### Instruction
Wherever "matplotlib" appears in a line, copy that line.

### Collected data
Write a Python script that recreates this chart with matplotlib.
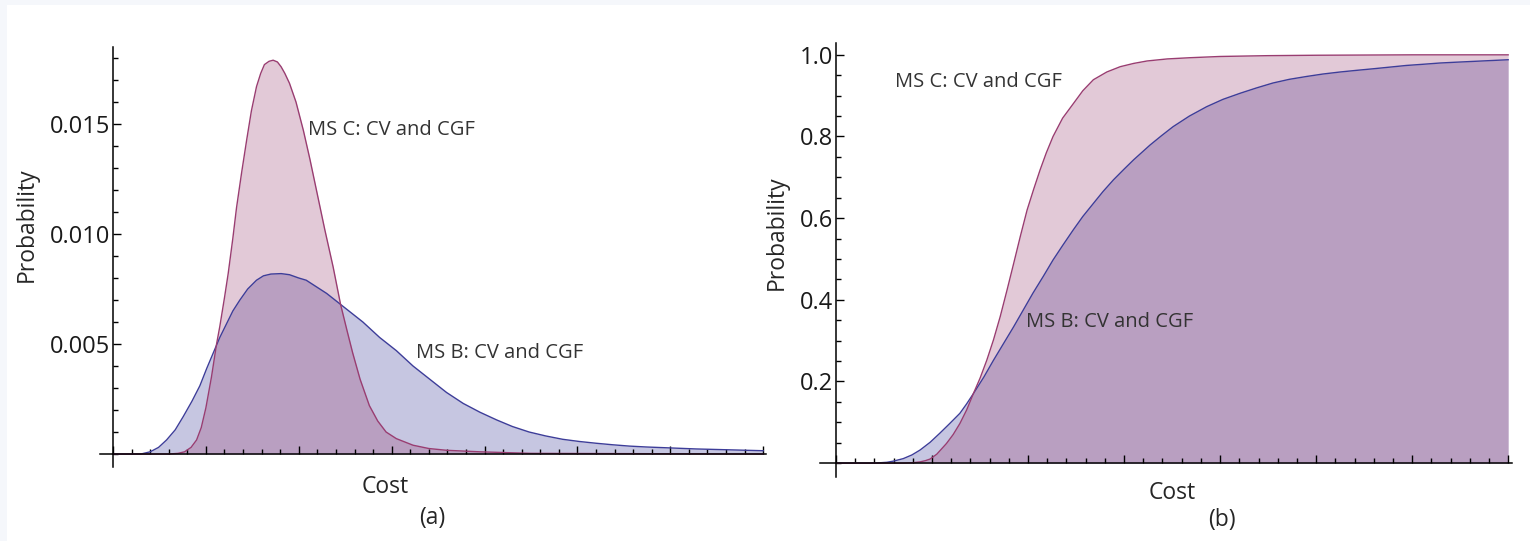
import numpy as np
import matplotlib
matplotlib.use("Agg")
import matplotlib.pyplot as plt
from matplotlib.ticker import MultipleLocator, FixedLocator, FixedFormatter
from matplotlib.patches import Rectangle

plt.rcParams['font.family'] = ['Open Sans', 'DejaVu Sans']

# (a) probability density
pdf_c_x = [0.0, 0.6, 0.70, 0.77, 0.84, 0.90, 0.95, 1.00, 1.06, 1.115, 1.15, 1.20, 1.24, 1.29,
           1.33, 1.385, 1.44, 1.49, 1.545, 1.59, 1.63, 1.68, 1.724, 1.77, 1.81, 1.85, 1.90,
           1.97, 2.05, 2.12, 2.19, 2.28, 2.37, 2.45, 2.52, 2.58, 2.66, 2.76, 2.85, 2.94,
           3.05, 3.23, 3.40, 3.59, 3.95, 4.5, 7.0]
pdf_c_y = [0.0, 0.0, 0.00003, 0.0001, 0.0003, 0.00064, 0.0012, 0.0021, 0.0035, 0.0050, 0.0058,
           0.0071, 0.0082, 0.0098, 0.0112, 0.0128, 0.0143, 0.0156, 0.0167, 0.0173, 0.0177,
           0.01785, 0.0179, 0.01782, 0.0176, 0.0173, 0.01685, 0.0160, 0.0147, 0.0134, 0.0120,
           0.0102, 0.0085, 0.0068, 0.0056, 0.0046, 0.0034, 0.0022, 0.0015, 0.0010, 0.0007,
           0.0004, 0.00025, 0.00017, 0.0001, 0.00003, 0.0]

pdf_b_x = [0.0, 0.3, 0.40, 0.49, 0.577, 0.67, 0.756, 0.85, 0.935, 1.01, 1.08, 1.15, 1.22,
           1.29, 1.366, 1.45, 1.545, 1.62, 1.70, 1.81, 1.90, 2.00, 2.08, 2.19, 2.30, 2.45,
           2.57, 2.69, 2.87, 3.05, 3.23, 3.41, 3.59, 3.77, 3.95, 4.13, 4.30, 4.48, 4.66,
           4.84, 5.02, 5.2, 5.38, 5.56, 5.74, 5.92, 6.1, 6.28, 6.46, 6.64, 6.82, 7.0]
pdf_b_y = [0.0, 0.0, 0.0001, 0.0003, 0.00064, 0.0011, 0.0017, 0.0024, 0.0031, 0.0039, 0.0046,
           0.0053, 0.0059, 0.0065, 0.0070, 0.0075, 0.0079, 0.0081, 0.00818, 0.0082, 0.00815,
           0.0080, 0.0079, 0.0076, 0.0073, 0.0068, 0.0064, 0.0060, 0.0053, 0.0047, 0.0040,
           0.0034, 0.0028, 0.0023, 0.0019, 0.00155, 0.00125, 0.0010, 0.00082, 0.00067,
           0.00057, 0.00049, 0.00042, 0.00036, 0.00032, 0.00029, 0.00026, 0.00023, 0.00021,
           0.00019, 0.00017, 0.00015]

# (b) cumulative probability
cdf_c_x = [0.0, 0.7, 0.80, 0.875, 0.93, 0.98, 1.05, 1.15, 1.22, 1.29, 1.36, 1.43, 1.50, 1.57,
           1.64, 1.71, 1.78, 1.85, 1.92, 1.99, 2.06, 2.125, 2.19, 2.26, 2.36, 2.47, 2.57,
           2.68, 2.82, 2.96, 3.10, 3.24, 3.45, 3.69, 4.0, 4.5, 5.0, 6.0, 7.0]
cdf_c_y = [0.0, 0.0, 0.001, 0.003, 0.006, 0.010, 0.022, 0.048, 0.070, 0.097, 0.130, 0.170,
           0.208, 0.252, 0.302, 0.359, 0.423, 0.489, 0.556, 0.620, 0.672, 0.718, 0.760, 0.800,
           0.845, 0.880, 0.912, 0.939, 0.958, 0.971, 0.979, 0.985, 0.990, 0.993, 0.996,
           0.998, 0.999, 1.0, 1.0]

cdf_b_x = [0.0, 0.4, 0.53, 0.6, 0.70, 0.79, 0.875, 0.98, 1.08, 1.18, 1.29, 1.36, 1.43, 1.54,
           1.64, 1.75, 1.85, 1.95, 2.05, 2.16, 2.26, 2.36, 2.47, 2.57, 2.68, 2.78, 2.89, 3.00,
           3.10, 3.27, 3.39, 3.51, 3.68, 3.86, 4.03, 4.21, 4.38, 4.55, 4.72, 4.90, 5.07, 5.25,
           5.42, 5.60, 5.77, 5.94, 6.12, 6.29, 6.46, 6.64, 6.82, 7.0]
cdf_b_y = [0.0, 0.0, 0.002, 0.005, 0.011, 0.020, 0.032, 0.051, 0.073, 0.096, 0.122, 0.145,
           0.170, 0.211, 0.252, 0.295, 0.334, 0.375, 0.416, 0.458, 0.4975, 0.533, 0.571,
           0.604, 0.636, 0.665, 0.694, 0.720, 0.743, 0.779, 0.802, 0.824, 0.850, 0.873,
           0.891, 0.906, 0.919, 0.931, 0.940, 0.947, 0.953, 0.958, 0.962, 0.966, 0.970,
           0.974, 0.977, 0.980, 0.982, 0.984, 0.986, 0.988]

label_c = "MS C: CV and CGF"
label_b = "MS B: CV and CGF"

blue = (0.24, 0.24, 0.6)
red = (0.6, 0.24, 0.442)

W, H = 1530, 541
fig = plt.figure(figsize=(W / 100, H / 100), dpi=100)
fig.patch.set_facecolor("#f5f7fb")
fig.patches.append(Rectangle((7 / W, 0), 1, 1 - 5 / H, transform=fig.transFigure,
                             facecolor="white", edgecolor="none", zorder=-10))


def style(ax):
    ax.set_facecolor("none")
    for s in ["top", "right"]:
        ax.spines[s].set_visible(False)
    for s in ["left", "bottom"]:
        ax.spines[s].set_position(("data", 0))
        ax.spines[s].set_linewidth(1.1)
    ax.xaxis.set_major_locator(MultipleLocator(1))
    ax.xaxis.set_minor_locator(MultipleLocator(0.2))
    ax.tick_params(which="both", direction="in", top=False, right=False,
                   labelbottom=False, width=1.0, labelsize=17, pad=2, labelcolor="#1a1a1a")
    ax.tick_params(which="major", length=6)
    ax.tick_params(which="minor", length=3.5)


def draw(ax, xs_b, ys_b, xs_c, ys_c):
    ax.fill_between(xs_b, ys_b, 0, color=blue, alpha=0.29, lw=0)
    ax.fill_between(xs_c, ys_c, 0, color=red, alpha=0.28, lw=0)
    ax.plot(xs_b, ys_b, color=blue, lw=1.0)
    ax.plot(xs_c, ys_c, color=red, lw=1.0)


# left panel
ax1 = fig.add_axes([100 / W, 1 - 467 / H, 666 / W, 420 / H])
style(ax1)
draw(ax1, pdf_b_x, pdf_b_y, pdf_c_x, pdf_c_y)
ax1.set_xlim(-0.14, 7.03)
ax1.set_ylim(-0.00059, 0.0185)
ax1.yaxis.set_major_locator(FixedLocator([0.005, 0.010, 0.015]))
ax1.yaxis.set_major_formatter(FixedFormatter(["0.005", "0.010", "0.015"]))
ax1.yaxis.set_minor_locator(MultipleLocator(0.001))
ax1.text(2.10, 0.01473, label_c, fontsize=14.5, color="#333333", va="center")
ax1.text(3.26, 0.00459, label_b, fontsize=14.5, color="#333333", va="center")

# right panel
ax2 = fig.add_axes([820 / W, 1 - 477 / H, 692 / W, 434 / H])
style(ax2)
draw(ax2, cdf_b_x, cdf_b_y, cdf_c_x, cdf_c_y)
ax2.set_xlim(-0.167, 7.04)
ax2.set_ylim(-0.034, 1.029)
ax2.yaxis.set_major_locator(FixedLocator([0.2, 0.4, 0.6, 0.8, 1.0]))
ax2.yaxis.set_major_formatter(FixedFormatter(["0.2", "0.4", "0.6", "0.8", "1.0"]))
ax2.yaxis.set_minor_locator(MultipleLocator(0.05))
ax2.text(0.615, 0.934, label_c, fontsize=14.5, color="#333333", va="center")
ax2.text(1.98, 0.346, label_b, fontsize=14.5, color="#333333", va="center")

# axis labels and panel tags
def ftext(px, py, s, **kw):
    fig.text(px / W, 1 - py / H, s, ha="center", va="center", fontsize=16.5,
             color="#262626", **kw)

ftext(27, 225, "Probability", rotation=90)
ftext(385, 487, "Cost")
ftext(432, 518, "(a)")
ftext(777, 233, "Probability", rotation=90)
ftext(1172, 493, "Cost")
ftext(1222, 520, "(b)")

fig.savefig("out.png", dpi=100, facecolor=fig.get_facecolor())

### Result for this exercise
Write a Python script that recreates this chart with matplotlib.
import matplotlib
matplotlib.use("Agg")
import matplotlib.pyplot as plt
from matplotlib.ticker import MultipleLocator, FixedLocator, FixedFormatter
from matplotlib.patches import Rectangle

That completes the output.